2.02. Repayment of Loans. The Borrower hereby promises to pay in accordance with the terms of the Agreement to the Administrative Agent for the account of each Lender the then unpaid outstanding principal balance of each Loan of such Lender on the Termination Date (or such earlier date on which the Loans become due and payable pursuant to Section 8). Each Loan shall bear interest on the outstanding principal balance thereof from the Restatement Effective Date as set forth in Section 2.04.
2.03. Fees, etc.
(a)The Borrower agrees to pay to the Administrative Agent the fees in the amounts and on the dates previously agreed to in writing by the Borrower and the Administrative Agent.
(b)[RESERVED].
(c)Subject to Section 2.03(a), all fees shall be paid on the dates due, in immediately available funds, to the Administrative Agent for distribution, if and as appropriate, among the Lenders. Once paid, none of the fees shall be refundable under any circumstances.

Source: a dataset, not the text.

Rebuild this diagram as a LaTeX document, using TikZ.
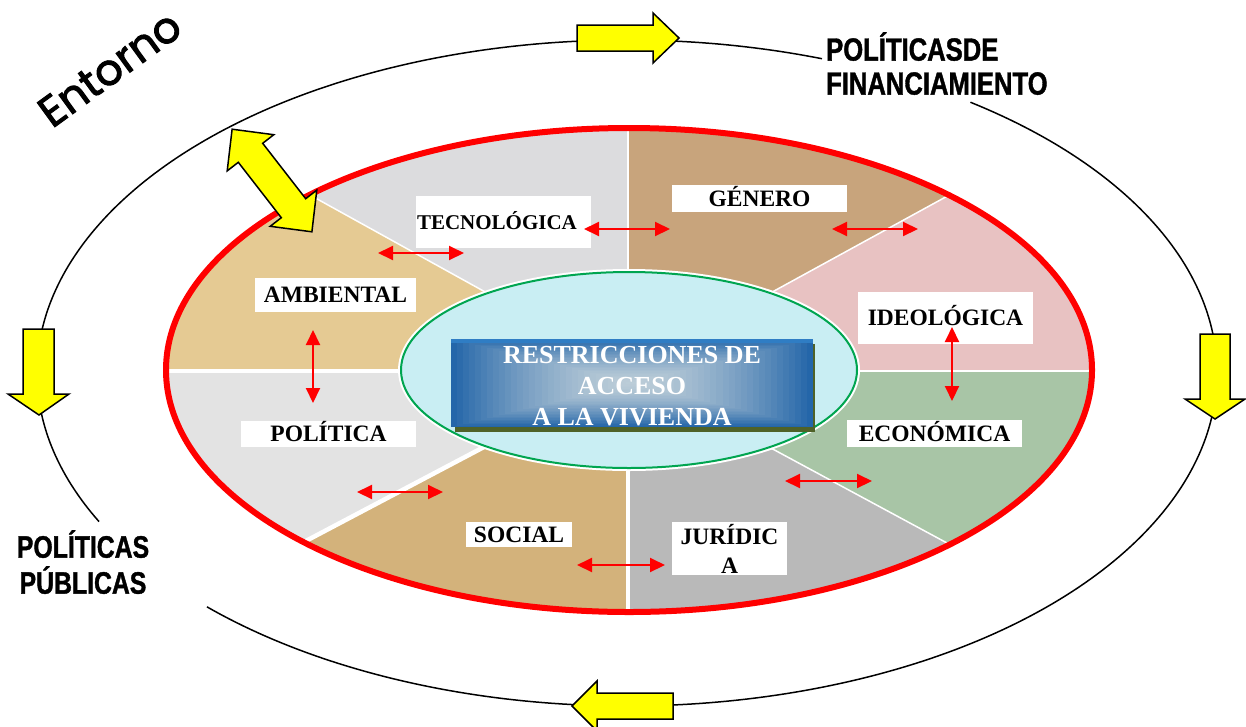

2.04. Interest Rates and Payment Dates.
(a)Each SOFR Loan shall bear interest for each day during each Interest Period with respect thereto at a rate per annum equal to Adjusted Term SOFR determined for such day plus the Applicable Margin.
(b)Each ABR Loan shall bear interest at a rate per annum equal to ABR plus the Applicable Margin.
(c)(i) If all or a portion of the principal amount of any Loan shall not be paid when due (whether at the stated maturity, by acceleration or otherwise), such overdue amount shall bear interest at a rate per annum equal to the rate that would otherwise be applicable thereto pursuant to the foregoing provisions of this Section 2.04 plus 2%; and (ii) if all or a portion of any interest payable on any Loan or any Fee or other amount payable hereunder shall not be paid when due (whether at the stated maturity, by acceleration or otherwise), such overdue amount shall bear interest at a rate per annum equal to the rate then applicable to ABR Loans plus 2%; in each case, with respect to clauses (i) and (ii) above, from the date of such non-payment until such amount is paid in full.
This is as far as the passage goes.